HARVARD, Mass. — Four climate activists who tried to block a train carrying coal to a New Hampshire power plant were arrested early Friday in Massachusetts.
The protesters were arrested in the town of Harvard just after 1 a.m. after erecting a scaffold over the tracks and refusing to come down, a state police spokesman said in a statement.
Harvard firefighters dismantled the scaffold.
“The climate is in a state of emergency.” Activists with the @ClimateDisobey protested the largest coal-fired plant in New England by blocking train tracks in the woods. We have LIVE updates NOW on Boston 25 Morning News. https://t.co/ofIx8Fm6zt #boston25 pic.twitter.com/nQG7RSiMbL
— Boston 25 News (@boston25) January 3, 2020
Timothy Dechristopher, 38, of Pawtucket, Rhode Island; Adam Rice, 30, of South Portland, Maine; Cody Pajic, 21, of Pembroke; and Gia Neswald, 50, of Turners Falls, were charged with trespassing, walking or standing on railroad tracks, and obstruction of a passing train.
They were booked at the state police barracks in Leominster and transported to Clinton District Court for arraignment.
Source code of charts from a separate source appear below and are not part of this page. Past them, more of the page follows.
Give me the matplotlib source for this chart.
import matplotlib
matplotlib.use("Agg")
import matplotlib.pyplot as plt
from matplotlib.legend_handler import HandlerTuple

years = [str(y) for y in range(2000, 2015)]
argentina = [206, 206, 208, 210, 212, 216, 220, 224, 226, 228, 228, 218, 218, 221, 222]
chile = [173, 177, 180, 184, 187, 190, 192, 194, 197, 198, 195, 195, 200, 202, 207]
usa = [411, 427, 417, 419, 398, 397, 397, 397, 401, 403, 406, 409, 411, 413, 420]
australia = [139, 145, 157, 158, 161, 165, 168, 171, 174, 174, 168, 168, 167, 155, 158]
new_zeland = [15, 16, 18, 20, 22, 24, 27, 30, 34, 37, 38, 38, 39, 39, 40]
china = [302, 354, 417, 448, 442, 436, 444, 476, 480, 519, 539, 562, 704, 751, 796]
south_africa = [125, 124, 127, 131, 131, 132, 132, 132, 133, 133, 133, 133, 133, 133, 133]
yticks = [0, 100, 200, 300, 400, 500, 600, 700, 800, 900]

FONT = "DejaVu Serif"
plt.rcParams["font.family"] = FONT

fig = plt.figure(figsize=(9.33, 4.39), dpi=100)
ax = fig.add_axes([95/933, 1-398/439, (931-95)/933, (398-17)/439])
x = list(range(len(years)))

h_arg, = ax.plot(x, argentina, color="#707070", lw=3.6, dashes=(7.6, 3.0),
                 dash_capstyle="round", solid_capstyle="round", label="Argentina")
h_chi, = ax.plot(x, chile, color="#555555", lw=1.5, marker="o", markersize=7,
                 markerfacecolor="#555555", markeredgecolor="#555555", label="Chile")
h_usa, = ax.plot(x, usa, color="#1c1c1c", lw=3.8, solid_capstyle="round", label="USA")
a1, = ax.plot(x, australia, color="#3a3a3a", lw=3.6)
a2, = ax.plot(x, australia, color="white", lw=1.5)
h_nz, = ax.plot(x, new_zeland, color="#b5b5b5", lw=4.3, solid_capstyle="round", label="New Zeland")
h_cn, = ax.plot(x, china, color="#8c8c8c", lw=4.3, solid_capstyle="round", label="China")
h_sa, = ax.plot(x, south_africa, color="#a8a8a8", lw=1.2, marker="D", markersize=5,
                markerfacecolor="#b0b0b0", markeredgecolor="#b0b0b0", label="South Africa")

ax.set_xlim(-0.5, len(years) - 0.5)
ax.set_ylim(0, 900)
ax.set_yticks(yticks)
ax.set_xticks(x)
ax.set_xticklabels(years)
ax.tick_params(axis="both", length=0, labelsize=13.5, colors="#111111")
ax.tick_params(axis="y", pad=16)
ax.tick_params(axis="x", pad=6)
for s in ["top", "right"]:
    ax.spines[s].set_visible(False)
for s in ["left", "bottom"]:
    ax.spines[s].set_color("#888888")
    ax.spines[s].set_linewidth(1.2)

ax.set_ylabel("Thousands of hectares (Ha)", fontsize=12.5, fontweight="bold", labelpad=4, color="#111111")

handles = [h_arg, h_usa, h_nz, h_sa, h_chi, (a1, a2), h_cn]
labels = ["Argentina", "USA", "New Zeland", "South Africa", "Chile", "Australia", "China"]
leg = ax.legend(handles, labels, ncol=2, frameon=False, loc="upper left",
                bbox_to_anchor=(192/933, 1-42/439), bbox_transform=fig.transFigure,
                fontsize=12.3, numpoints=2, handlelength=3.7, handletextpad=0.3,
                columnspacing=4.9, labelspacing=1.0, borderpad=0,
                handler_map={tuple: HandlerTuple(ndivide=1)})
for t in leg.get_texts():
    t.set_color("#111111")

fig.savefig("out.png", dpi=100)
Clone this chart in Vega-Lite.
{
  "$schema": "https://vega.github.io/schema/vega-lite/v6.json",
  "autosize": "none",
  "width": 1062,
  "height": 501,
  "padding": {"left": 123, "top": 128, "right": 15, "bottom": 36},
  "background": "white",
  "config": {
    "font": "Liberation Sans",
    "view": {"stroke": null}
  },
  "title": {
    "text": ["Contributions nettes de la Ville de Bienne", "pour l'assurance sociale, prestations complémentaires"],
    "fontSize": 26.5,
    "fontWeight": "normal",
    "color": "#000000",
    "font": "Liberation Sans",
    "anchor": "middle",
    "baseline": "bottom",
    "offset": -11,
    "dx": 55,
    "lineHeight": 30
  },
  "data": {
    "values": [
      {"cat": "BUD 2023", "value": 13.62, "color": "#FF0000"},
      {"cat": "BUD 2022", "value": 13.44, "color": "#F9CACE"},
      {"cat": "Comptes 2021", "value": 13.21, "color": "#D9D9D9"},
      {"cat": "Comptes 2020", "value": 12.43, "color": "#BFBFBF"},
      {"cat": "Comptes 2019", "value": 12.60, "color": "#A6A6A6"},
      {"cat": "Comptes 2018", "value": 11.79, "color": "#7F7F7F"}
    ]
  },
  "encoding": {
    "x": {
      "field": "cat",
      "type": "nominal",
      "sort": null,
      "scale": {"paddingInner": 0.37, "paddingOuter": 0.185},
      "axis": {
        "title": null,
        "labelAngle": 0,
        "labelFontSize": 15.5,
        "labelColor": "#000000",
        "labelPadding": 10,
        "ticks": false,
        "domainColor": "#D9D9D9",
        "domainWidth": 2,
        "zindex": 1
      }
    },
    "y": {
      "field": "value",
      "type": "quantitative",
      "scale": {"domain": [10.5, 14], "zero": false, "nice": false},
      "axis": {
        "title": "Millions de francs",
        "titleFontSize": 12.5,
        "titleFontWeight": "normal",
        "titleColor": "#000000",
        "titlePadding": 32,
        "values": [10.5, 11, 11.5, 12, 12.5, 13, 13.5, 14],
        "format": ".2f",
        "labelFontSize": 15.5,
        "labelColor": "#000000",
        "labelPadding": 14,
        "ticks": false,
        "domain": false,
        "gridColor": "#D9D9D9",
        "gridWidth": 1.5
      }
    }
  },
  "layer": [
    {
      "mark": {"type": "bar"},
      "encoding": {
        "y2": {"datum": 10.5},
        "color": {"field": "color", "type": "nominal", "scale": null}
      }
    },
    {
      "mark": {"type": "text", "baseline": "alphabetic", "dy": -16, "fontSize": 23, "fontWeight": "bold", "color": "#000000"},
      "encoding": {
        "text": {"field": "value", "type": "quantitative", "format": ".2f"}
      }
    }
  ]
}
It’s not clear of they have attorneys.
The group Climate Disobedience Center has held several protests recently trying to stop coal shipments to the power plant in Bow, New Hampshire.
“With the climate crisis and the science as we know it is, it is far past time to be shipping coal to New England and burning it for our electricity,” said Jay O’Hara, a member of the Climate Disobedience Center.